Dittico verista per l’apertura di stagione al Verdi di Pisa

Sabato 29 ottobre il teatro Verdi di Pisa ha inaugurato la stagione operistica con il “dittico” indissolubile per la nascita del filone “verista”, ovvero Cavalleria rusticana di Mascagni e Pagliacci di Leoncavallo, per la regia di Alessio Pizzech.

Le due opere veriste, ambientate in un’arcaica realtà mediterranea della Sicilia e Calabria, si mostrano imprescindibilmente legate dalla necessità di rappresentare tranche de vie di assoluta crudezza, che portano in primo piano due donne, tragiche protagoniste: da una parte Santuzza, l’esclusa, emarginata e scomunicata, dall’altra Nedda, desiderosa di fuggire dalle violenze del geloso marito capocomico e carica di quell’ansia di libertà tanto cara alla Carmen di Bizet.

Dunque due opere in stretto rapporto, che seppero suscitare un autentico coup de foudre nel pubblico fin dalle prime rappresentazioni, in quella loro clamorosa rottura con lo stile romantico, per porre en plen air sentimenti impulsivi e sanguigni, segnati da un destino implacabile. Il tutto contraddistinto certamente da singole peculiarità: Mascagni mostra uno stile carnoso, turgido e sinuoso, caratterizzato dalla convivenza di “pezzi di carattere”, capaci di evocare il colore locale mediterraneo, ed una nuova concezione del “recitar cantando” fatta di scavo prosodico e fraseologico, che propriamente animano le intime emozioni dei personaggi; Leoncavallo, invece, adotta il gusto del pastiche, in quella sua vocazione al collage ed al potpourri stilistico, con citazioni e variegato materiale musicale, ora colto ora triviale, tra seduzioni melodiche della canzone da balera e la cantabilità ricca d’enfasi della romanza da salotto, entrambe amalgamate da ricercati e preziosi arcaismi, in uno “straniato” ibridismo stilistico.

Lascia perplessi la scelta registica di Alessio Pizzech: certamente è interessante il suo punto di partenza legato alle due protagoniste ed il suo desiderio di porle al centro della scena, ma la concretizzazione di questo pensiero risulta meno efficace, soprattutto per la prima opera. Cavalleria rusticana, infatti, mette a dura prova la brava soprano Raffaella Angeletti, dalle ottime attitudini di cantante-attrice, costringendola a sostenere tutto il preludio su di un ingombrante letto, che non abbandonerà più la scena, risultando elemento di grande disturbo. Difficilmente comprensibile anche la scelta di non dar rilievo al coro ed al carattere strettamente popolare di quest’opera, ha discapito della sua essenza verista. Altro elemento disturbante sono le figure che, come nemesi, accompagnano e rappresentano visivamente il dolore di Santuzza in quello che dovrebbe essere un rito catartico: sentimentalmente, spezzano la bellezza dell’Intermezzo musicale, ed eliminano un altro elemento essenziale dell’opera, ovvero “quel grido che taglia l’opera come una riga di sangue”, per citare Mario Morini, e che dovrebbe cadere catastrofico en coulisse, non “bisbigliato” sulla scena all’orecchio di Santuzza.

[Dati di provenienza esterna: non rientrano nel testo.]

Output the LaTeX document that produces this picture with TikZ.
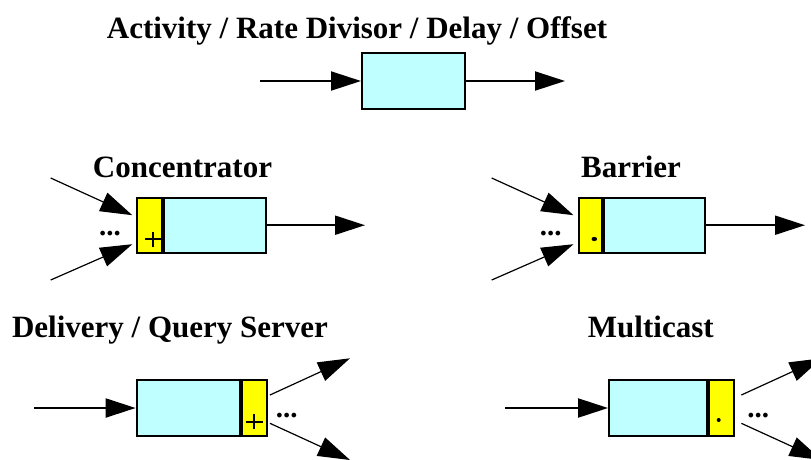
\documentclass[tikz,border=0pt]{standalone}
\usepackage{fontspec}
\setmainfont{Liberation Serif}
\usetikzlibrary{arrows.meta}
\definecolor{boxcyan}{HTML}{C0FFFF}
\definecolor{portyellow}{HTML}{FFFF00}
\tikzset{
  title/.style={font=\bfseries\fontsize{31}{36}\selectfont, anchor=base, inner sep=0},
  body/.style={draw, line width=2pt, fill=boxcyan, inner sep=0, minimum height=55pt},
  port/.style={draw, line width=2pt, fill=portyellow, inner sep=0, minimum height=55pt},
  flow/.style={line width=2pt, -{Triangle[length=30pt,width=19pt]}},
  fan/.style={line width=1.2pt, -{Triangle[length=32pt,width=20pt]}},
  more/.style={font=\bfseries\fontsize{29}{30}\selectfont, inner sep=0},
  plusmark/.style={line width=1.7pt}
}
\begin{document}
\begin{tikzpicture}[x=1pt,y=-1pt]
\useasboundingbox (0,0) rectangle (811,459);
\clip (0,0) rectangle (811,459);

% Activity / Rate Divisor / Delay / Offset
\node[title] (t0) at (357,38) {Activity / Rate Divisor / Delay / Offset};
\node[body, minimum width=103pt, minimum height=56pt] (a) at (413.5,81) {};
\coordinate (ain) at (260,81);
\coordinate (aout) at (565,81);
\draw[flow] (ain) -- (a.west);
\draw[flow] (a.east) -- (aout);

% Concentrator
\node[title] (t1) at (182.5,177.7) {Concentrator};
\node[port, minimum width=25pt] (cp) at (149.8,225.2) {};
\node[body, minimum width=102pt, anchor=west] (cb) at (cp.east) {};
\draw[plusmark] (145,239.3) -- (161,239.3) (153,231.8) -- (153,246.8);
\coordinate (cin1) at (50.7,178);
\coordinate (cin2) at (50.7,280);
\coordinate (cout) at (365,225.2);
\draw[fan] (cin1) -- ([xshift=-4pt,yshift=10pt]cp.west);
\draw[fan] (cin2) -- ([xshift=-4pt,yshift=-19pt]cp.west);
\draw[flow] (cb.east) -- (cout);
\node[more] (cdots) at (110,234) {...};

% Barrier
\node[title] (t2) at (631,177.7) {Barrier};
\node[port, minimum width=23pt] (bp) at (590.5,225.2) {};
\node[body, minimum width=101.3pt, anchor=west] (bb) at (bp.east) {};
\fill (594.3,239) ellipse (2.8pt and 2.1pt);
\coordinate (bin1) at (491.7,178);
\coordinate (bin2) at (491.7,280);
\coordinate (bout) at (805,225.2);
\draw[fan] (bin1) -- ([xshift=-4.5pt,yshift=10pt]bp.west);
\draw[fan] (bin2) -- ([xshift=-4.5pt,yshift=-19pt]bp.west);
\draw[flow] (bb.east) -- (bout);
\node[more] (bdots) at (550.7,234) {...};

% Delivery / Query Server
\node[title] (t3) at (170,337.7) {Delivery / Query Server};
\node[body, minimum width=103.3pt, minimum height=56pt] (db) at (188.3,408) {};
\node[port, minimum width=25pt, minimum height=56pt, anchor=west] (dp) at (db.east) {};
\draw[plusmark] (246,421.7) -- (262.5,421.7) (254.2,414) -- (254.2,429.3);
\coordinate (din) at (34,408);
\coordinate (dout1) at (350,358.3);
\coordinate (dout2) at (350,460);
\draw[flow] (din) -- (db.west);
\draw[fan] ([xshift=2pt,yshift=13pt]dp.east) -- (dout1);
\draw[fan] ([xshift=2pt,yshift=-15.3pt]dp.east) -- (dout2);
\node[more] (ddots) at (286.7,416) {...};

% Multicast
\node[title] (t4) at (650.8,337.7) {Multicast};
\node[body, minimum width=98.3pt, minimum height=56pt] (mb) at (658.2,408) {};
\node[port, minimum width=24.4pt, minimum height=56pt, anchor=west] (mp) at (mb.east) {};
\fill (718.7,420) circle (2pt);
\coordinate (min) at (505,408);
\coordinate (mout1) at (821.6,358.3);
\coordinate (mout2) at (821.6,460);
\draw[flow] (min) -- (mb.west);
\draw[fan] ([xshift=6.6pt,yshift=13pt]mp.east) -- (mout1);
\draw[fan] ([xshift=6.6pt,yshift=-15.3pt]mp.east) -- (mout2);
\node[more] (mdots) at (758.3,416) {...};
\end{tikzpicture}
\end{document}
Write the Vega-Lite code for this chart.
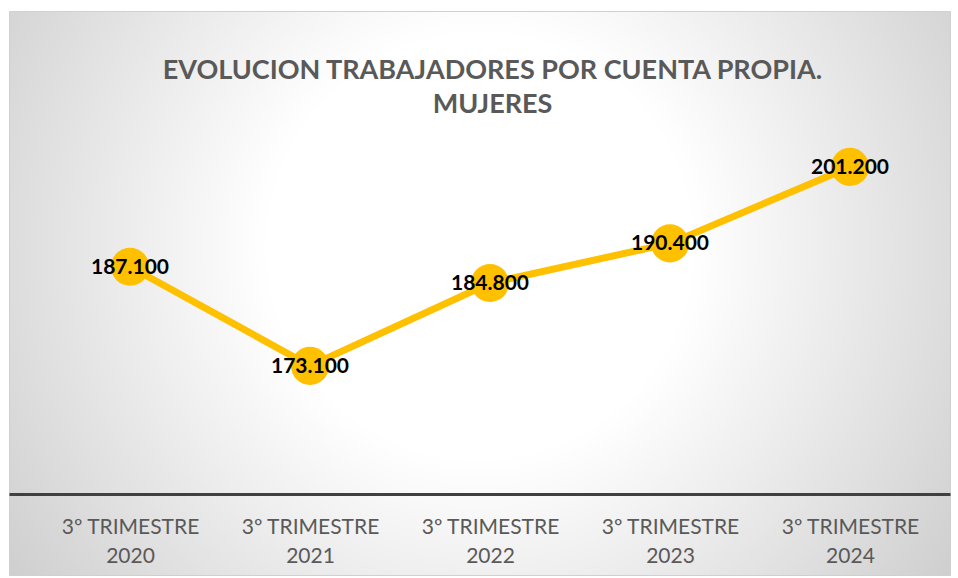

Più efficace la scelta felliniana per Pagliacci, con i surreali costumi di Cristina Aceti, e coinvolgente la scelta tipicamente pirandelliana di abbattere la “quarta parete” per svolgere l’azione anche in platea. Meno adeguate le retroproiezioni che accompagnano entrambe le opere.

Brava, seppur stretta in ruoli resi complessi, Raffaella Angeletti, che dà il meglio di sé soprattutto in Nedda; sanguigno e carnale Alfio di Anooshah Golesorkhi, baritono dalla voce profonda che interpreta ottimamente anche Tonio, colorando il personaggio di grande vividezza; un po’ più insicuro Turiddu di Mickael Spadacini, mentre crudo e giustamente violento il tenore Ernesto Grisales nei panni di Canio.

Buona la direzione di Jonathan Webb dell’Orchestra della Toscana, forse in certi momenti troppo concitata.